▸ **Stated exercise**: Retype each line of the material exactly, please, skipping any picture in it.

▸ **Recorded data**:
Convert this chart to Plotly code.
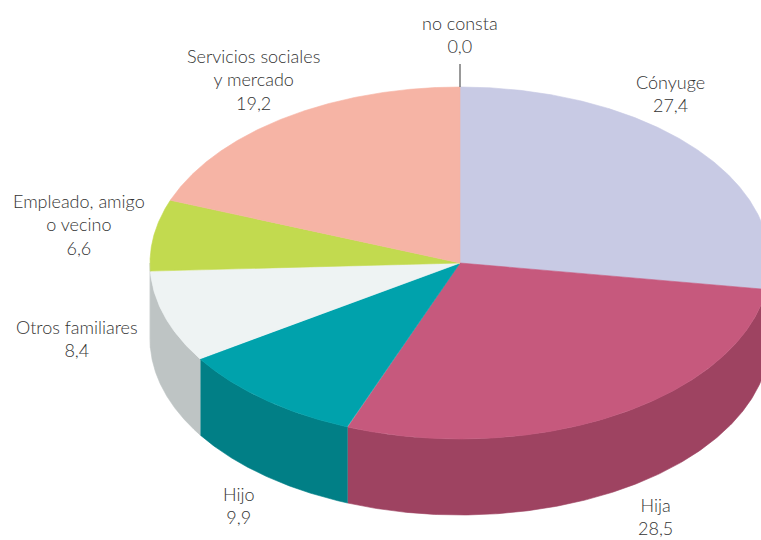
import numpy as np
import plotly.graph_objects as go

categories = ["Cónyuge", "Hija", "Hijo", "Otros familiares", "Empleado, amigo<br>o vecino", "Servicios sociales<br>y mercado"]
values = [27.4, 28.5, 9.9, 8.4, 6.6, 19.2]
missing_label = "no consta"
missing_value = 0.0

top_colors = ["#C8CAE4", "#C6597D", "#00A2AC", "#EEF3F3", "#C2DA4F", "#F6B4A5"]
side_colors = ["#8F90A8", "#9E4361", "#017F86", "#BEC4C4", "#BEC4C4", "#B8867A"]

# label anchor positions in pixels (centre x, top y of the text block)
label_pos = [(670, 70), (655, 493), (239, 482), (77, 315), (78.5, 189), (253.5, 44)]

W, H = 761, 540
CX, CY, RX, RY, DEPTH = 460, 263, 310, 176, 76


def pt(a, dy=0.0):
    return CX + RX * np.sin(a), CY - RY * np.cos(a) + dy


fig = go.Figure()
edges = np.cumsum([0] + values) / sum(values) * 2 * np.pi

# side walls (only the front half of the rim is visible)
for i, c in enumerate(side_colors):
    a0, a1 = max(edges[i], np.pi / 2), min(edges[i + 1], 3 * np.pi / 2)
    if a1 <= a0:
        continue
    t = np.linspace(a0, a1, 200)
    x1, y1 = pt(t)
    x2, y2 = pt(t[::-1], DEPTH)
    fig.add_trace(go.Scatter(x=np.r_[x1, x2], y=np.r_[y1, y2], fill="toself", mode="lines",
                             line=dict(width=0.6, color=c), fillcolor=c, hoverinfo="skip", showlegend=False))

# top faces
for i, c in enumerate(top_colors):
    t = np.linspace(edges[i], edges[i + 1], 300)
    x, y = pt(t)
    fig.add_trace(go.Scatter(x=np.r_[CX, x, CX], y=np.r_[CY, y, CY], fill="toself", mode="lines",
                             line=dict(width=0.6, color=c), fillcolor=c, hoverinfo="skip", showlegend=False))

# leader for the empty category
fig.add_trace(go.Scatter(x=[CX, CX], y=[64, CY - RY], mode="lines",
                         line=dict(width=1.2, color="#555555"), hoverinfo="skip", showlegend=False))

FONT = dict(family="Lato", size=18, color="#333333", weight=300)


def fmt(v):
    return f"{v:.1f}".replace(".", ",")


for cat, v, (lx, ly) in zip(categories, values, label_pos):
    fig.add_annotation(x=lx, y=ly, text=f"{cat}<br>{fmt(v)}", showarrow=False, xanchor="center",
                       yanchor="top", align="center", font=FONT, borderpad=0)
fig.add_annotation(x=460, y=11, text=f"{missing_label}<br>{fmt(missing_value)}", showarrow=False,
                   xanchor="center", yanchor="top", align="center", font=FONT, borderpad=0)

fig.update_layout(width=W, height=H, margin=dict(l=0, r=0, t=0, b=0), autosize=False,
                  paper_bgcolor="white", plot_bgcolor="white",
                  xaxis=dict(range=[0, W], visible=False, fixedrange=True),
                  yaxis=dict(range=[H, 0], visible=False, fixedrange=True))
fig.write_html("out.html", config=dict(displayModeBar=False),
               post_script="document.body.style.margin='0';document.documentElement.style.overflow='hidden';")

▸ **The solution**:
Convert this chart to Plotly code.
import numpy as np
import plotly.graph_objects as go

categories = ["Cónyuge", "Hija", "Hijo", "Otros familiares", "Empleado, amigo<br>o vecino", "Servicios sociales<br>y mercado"]
values = [27.4, 28.5, 9.9, 8.4, 6.6, 19.2]
missing_label = "no consta"
missing_value = 0.0

top_colors = ["#C8CAE4", "#C6597D", "#00A2AC", "#EEF3F3", "#C2DA4F", "#F6B4A5"]
side_colors = ["#8F90A8", "#9E4361", "#017F86", "#BEC4C4", "#BEC4C4", "#B8867A"]

# label anchor positions in pixels (centre x, top y of the text block)
label_pos = [(670, 70), (655, 493), (239, 482), (77, 315), (78.5, 189), (253.5, 44)]

W, H = 761, 540
CX, CY, RX, RY, DEPTH = 460, 263, 310, 176, 76


def pt(a, dy=0.0):
    return CX + RX * np.sin(a), CY - RY * np.cos(a) + dy


fig = go.Figure()
edges = np.cumsum([0] + values) / sum(values) * 2 * np.pi

# side walls (only the front half of the rim is visible)
for i, c in enumerate(side_colors):
    a0, a1 = max(edges[i], np.pi / 2), min(edges[i + 1], 3 * np.pi / 2)
    if a1 <= a0:
        continue
    t = np.linspace(a0, a1, 200)
    x1, y1 = pt(t)
    x2, y2 = pt(t[::-1], DEPTH)
    fig.add_trace(go.Scatter(x=np.r_[x1, x2], y=np.r_[y1, y2], fill="toself", mode="lines",
                             line=dict(width=0.6, color=c), fillcolor=c, hoverinfo="skip", showlegend=False))

# top faces
for i, c in enumerate(top_colors):
    t = np.linspace(edges[i], edges[i + 1], 300)
    x, y = pt(t)
    fig.add_trace(go.Scatter(x=np.r_[CX, x, CX], y=np.r_[CY, y, CY], fill="toself", mode="lines",
                             line=dict(width=0.6, color=c), fillcolor=c, hoverinfo="skip", showlegend=False))

# leader for the empty category
fig.add_trace(go.Scatter(x=[CX, CX], y=[64, CY - RY], mode="lines",
                         line=dict(width=1.2, color="#555555"), hoverinfo="skip", showlegend=False))

FONT = dict(family="Lato", size=18, color="#333333", weight=300)


def fmt(v):
    return f"{v:.1f}".replace(".", ",")


for cat, v, (lx, ly) in zip(categories, values, label_pos):
    fig.add_annotation(x=lx, y=ly, text=f"{cat}<br>{fmt(v)}", showarrow=False, xanchor="center",
                       yanchor="top", align="center", font=FONT, borderpad=0)
fig.add_annotation(x=460, y=11, text=f"{missing_label}<br>{fmt(missing_value)}", showarrow=False,
                   xanchor="center", yanchor="top", align="center", font=FONT, borderpad=0)

fig.update_layout(width=W, height=H, margin=dict(l=0, r=0, t=0, b=0), autosize=False,
                  paper_bgcolor="white", plot_bgcolor="white",
                  xaxis=dict(range=[0, W], visible=False, fixedrange=True),
                  yaxis=dict(range=[H, 0], visible=False, fixedrange=True))
fig.write_html("out.html", config=dict(displayModeBar=False),
               post_script="document.body.style.margin='0';document.documentElement.style.overflow='hidden';")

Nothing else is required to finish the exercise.